Dataset extract:
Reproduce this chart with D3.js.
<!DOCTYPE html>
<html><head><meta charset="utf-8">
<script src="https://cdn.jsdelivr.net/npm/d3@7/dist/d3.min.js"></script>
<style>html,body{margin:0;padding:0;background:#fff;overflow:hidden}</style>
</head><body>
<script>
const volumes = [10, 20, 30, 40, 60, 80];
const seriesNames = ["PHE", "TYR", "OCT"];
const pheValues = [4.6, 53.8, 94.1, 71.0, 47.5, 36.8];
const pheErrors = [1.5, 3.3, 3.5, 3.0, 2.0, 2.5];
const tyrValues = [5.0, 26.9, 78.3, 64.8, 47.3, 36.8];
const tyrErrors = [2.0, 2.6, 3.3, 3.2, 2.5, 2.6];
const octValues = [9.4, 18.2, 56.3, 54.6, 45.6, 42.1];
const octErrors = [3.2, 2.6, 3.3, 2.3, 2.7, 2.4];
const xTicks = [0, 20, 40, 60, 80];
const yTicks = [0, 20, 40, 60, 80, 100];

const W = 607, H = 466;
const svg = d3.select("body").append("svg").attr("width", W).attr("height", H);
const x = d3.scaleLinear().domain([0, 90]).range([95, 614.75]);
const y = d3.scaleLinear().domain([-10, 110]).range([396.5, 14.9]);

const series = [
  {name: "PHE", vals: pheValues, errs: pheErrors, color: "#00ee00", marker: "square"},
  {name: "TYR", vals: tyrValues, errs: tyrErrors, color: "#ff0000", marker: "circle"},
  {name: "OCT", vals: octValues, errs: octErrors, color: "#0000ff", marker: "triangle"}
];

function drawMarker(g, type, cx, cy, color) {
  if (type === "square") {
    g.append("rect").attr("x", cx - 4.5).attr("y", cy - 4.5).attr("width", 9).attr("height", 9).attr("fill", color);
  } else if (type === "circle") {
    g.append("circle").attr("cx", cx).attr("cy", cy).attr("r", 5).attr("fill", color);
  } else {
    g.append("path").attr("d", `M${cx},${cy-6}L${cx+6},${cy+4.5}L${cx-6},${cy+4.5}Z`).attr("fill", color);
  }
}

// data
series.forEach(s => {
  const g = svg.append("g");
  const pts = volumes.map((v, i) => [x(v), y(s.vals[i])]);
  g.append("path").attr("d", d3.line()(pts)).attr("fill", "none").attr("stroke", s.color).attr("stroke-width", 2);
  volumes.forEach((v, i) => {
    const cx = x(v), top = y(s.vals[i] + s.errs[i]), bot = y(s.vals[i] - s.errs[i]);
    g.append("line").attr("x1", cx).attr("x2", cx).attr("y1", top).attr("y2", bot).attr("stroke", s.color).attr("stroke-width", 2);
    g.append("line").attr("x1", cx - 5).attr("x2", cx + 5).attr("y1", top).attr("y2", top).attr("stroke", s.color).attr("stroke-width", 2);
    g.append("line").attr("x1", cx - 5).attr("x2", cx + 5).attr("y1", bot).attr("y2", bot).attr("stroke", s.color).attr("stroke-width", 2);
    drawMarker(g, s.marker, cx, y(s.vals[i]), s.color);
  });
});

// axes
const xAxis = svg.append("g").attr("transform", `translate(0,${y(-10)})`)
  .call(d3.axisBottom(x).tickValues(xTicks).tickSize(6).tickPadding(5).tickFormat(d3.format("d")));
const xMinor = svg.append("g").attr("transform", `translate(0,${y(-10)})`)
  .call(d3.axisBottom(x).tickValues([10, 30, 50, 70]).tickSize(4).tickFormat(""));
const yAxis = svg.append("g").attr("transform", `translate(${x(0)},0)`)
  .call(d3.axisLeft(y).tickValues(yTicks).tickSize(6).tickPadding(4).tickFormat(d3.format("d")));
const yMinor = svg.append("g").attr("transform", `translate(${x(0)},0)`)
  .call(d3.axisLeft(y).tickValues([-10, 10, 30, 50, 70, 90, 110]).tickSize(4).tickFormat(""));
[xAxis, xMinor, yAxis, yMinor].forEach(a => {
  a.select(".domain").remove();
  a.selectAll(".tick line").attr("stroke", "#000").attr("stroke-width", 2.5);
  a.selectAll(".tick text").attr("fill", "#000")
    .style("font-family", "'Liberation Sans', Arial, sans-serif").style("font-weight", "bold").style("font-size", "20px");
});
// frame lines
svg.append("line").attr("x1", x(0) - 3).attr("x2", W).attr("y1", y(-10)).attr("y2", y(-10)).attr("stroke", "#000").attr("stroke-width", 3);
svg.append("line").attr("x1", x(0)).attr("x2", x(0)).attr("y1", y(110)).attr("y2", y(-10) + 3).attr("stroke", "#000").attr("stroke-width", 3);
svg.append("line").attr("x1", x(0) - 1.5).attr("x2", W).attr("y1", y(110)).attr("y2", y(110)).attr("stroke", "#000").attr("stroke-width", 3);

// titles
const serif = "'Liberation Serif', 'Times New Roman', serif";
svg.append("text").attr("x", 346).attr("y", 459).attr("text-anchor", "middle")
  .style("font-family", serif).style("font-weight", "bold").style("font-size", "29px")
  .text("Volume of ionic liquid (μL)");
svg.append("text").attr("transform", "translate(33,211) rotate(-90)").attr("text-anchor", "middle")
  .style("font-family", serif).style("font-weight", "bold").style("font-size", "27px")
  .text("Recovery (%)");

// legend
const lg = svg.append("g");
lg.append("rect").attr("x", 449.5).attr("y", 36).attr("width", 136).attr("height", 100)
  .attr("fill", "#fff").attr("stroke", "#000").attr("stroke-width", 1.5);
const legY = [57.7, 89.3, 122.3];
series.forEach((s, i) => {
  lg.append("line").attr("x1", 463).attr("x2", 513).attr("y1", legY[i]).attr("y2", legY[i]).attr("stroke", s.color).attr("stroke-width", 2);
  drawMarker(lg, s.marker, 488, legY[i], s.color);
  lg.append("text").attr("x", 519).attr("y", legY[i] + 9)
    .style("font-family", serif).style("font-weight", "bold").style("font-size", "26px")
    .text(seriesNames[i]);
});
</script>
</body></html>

...

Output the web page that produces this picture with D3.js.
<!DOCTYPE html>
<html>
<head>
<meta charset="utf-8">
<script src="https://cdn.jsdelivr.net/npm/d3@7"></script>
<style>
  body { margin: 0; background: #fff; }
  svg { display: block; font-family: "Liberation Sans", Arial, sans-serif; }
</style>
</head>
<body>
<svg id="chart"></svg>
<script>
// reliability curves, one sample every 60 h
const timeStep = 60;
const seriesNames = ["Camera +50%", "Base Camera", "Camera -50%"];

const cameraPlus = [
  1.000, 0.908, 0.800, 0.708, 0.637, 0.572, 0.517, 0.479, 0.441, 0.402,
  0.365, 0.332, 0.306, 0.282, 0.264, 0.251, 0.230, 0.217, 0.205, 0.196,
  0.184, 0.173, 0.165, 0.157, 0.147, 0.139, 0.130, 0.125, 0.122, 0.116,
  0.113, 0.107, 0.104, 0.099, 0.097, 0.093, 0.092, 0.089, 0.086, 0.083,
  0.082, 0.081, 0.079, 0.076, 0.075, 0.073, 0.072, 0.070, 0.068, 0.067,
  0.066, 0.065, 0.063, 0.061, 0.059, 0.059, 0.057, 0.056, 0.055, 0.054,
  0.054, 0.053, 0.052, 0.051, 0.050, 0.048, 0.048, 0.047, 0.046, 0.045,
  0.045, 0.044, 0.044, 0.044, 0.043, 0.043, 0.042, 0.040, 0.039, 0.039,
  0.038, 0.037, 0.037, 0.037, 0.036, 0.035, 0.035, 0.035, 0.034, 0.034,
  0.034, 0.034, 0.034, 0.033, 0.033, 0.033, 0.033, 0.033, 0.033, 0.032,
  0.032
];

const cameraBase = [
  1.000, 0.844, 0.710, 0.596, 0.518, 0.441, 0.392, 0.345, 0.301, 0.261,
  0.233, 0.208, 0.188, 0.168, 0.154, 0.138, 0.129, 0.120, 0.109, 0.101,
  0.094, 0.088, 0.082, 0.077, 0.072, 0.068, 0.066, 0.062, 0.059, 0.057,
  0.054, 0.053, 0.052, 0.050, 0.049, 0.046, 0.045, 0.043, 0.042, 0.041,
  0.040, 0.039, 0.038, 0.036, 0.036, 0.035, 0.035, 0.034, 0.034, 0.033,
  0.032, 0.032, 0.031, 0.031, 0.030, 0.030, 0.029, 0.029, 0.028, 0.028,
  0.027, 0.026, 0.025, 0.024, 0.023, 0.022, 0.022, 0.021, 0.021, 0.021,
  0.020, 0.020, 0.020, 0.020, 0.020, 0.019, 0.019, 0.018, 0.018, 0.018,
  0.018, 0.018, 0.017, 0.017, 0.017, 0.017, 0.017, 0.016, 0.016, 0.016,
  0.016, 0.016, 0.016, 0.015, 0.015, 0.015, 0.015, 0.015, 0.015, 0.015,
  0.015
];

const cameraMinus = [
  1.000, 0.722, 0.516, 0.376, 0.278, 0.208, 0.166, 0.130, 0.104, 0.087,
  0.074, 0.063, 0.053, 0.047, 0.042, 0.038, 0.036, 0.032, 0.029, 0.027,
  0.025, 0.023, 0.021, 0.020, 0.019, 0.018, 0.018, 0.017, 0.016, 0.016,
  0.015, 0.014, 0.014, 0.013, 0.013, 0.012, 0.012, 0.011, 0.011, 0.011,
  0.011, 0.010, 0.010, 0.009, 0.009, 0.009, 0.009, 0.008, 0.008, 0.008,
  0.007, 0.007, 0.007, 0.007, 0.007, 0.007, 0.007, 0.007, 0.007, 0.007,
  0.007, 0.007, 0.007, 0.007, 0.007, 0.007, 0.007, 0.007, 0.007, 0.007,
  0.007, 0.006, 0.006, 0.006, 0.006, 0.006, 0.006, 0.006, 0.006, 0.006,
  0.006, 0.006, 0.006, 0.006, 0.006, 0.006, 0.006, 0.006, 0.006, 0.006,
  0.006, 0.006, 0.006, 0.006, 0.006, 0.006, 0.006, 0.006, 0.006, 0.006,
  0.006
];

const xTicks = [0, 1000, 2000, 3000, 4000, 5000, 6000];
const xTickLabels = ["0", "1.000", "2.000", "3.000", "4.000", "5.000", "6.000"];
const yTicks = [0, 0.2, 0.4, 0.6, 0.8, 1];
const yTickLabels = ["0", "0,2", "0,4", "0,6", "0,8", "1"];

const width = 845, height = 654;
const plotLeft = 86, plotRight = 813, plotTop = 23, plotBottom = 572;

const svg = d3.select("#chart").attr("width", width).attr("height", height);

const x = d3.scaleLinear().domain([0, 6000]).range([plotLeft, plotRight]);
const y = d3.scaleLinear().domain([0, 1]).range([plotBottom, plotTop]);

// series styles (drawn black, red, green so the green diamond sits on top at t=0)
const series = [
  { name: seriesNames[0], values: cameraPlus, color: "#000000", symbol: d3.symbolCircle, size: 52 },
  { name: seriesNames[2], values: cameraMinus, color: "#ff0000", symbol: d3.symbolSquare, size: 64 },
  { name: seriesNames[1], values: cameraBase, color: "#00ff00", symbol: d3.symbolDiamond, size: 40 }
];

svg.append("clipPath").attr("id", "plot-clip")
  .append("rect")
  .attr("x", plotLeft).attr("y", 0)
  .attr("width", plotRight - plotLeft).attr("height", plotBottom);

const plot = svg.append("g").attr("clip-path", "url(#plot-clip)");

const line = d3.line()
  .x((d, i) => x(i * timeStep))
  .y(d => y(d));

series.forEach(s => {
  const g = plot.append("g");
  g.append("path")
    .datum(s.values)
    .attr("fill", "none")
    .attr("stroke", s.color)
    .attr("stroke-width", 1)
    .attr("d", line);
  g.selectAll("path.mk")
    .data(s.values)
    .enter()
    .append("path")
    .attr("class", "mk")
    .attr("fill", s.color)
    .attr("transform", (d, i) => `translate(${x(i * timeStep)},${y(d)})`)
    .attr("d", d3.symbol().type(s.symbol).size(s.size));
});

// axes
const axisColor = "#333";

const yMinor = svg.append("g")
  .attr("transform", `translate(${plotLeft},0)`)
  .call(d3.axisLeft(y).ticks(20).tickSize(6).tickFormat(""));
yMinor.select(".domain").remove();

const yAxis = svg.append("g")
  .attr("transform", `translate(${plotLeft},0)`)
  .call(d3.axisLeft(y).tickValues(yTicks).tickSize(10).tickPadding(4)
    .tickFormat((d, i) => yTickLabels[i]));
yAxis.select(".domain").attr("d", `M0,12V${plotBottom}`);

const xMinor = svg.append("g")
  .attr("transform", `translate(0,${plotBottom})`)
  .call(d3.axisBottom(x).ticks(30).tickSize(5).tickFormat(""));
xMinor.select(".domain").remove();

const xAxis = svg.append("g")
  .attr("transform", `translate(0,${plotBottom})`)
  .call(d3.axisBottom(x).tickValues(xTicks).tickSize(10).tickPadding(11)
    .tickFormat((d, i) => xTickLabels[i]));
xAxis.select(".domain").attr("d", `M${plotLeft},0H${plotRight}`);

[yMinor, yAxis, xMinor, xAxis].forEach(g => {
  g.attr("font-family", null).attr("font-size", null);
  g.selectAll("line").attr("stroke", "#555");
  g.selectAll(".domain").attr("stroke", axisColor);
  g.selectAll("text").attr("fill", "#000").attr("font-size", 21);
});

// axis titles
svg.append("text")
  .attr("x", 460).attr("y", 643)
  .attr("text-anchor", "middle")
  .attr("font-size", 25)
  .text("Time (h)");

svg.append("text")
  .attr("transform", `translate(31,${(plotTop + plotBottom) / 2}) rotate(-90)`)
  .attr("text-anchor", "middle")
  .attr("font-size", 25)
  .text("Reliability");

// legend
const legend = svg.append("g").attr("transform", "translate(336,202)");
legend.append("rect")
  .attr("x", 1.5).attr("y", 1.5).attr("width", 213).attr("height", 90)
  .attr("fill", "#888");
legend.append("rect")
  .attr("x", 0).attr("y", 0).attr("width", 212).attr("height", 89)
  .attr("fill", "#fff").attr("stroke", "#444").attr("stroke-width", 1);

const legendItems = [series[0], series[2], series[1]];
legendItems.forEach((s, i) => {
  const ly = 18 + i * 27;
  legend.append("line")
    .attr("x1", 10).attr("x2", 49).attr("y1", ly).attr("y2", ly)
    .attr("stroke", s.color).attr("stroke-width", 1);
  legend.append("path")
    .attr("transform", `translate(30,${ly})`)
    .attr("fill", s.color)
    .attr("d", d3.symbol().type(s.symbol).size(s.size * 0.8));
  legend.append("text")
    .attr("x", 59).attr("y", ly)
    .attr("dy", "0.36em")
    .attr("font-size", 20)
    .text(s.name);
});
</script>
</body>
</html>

What the exercise asks: List every line from the entries above in which "this" appears.

Complete answer:
Reproduce this chart with D3.js.
Output the web page that produces this picture with D3.js.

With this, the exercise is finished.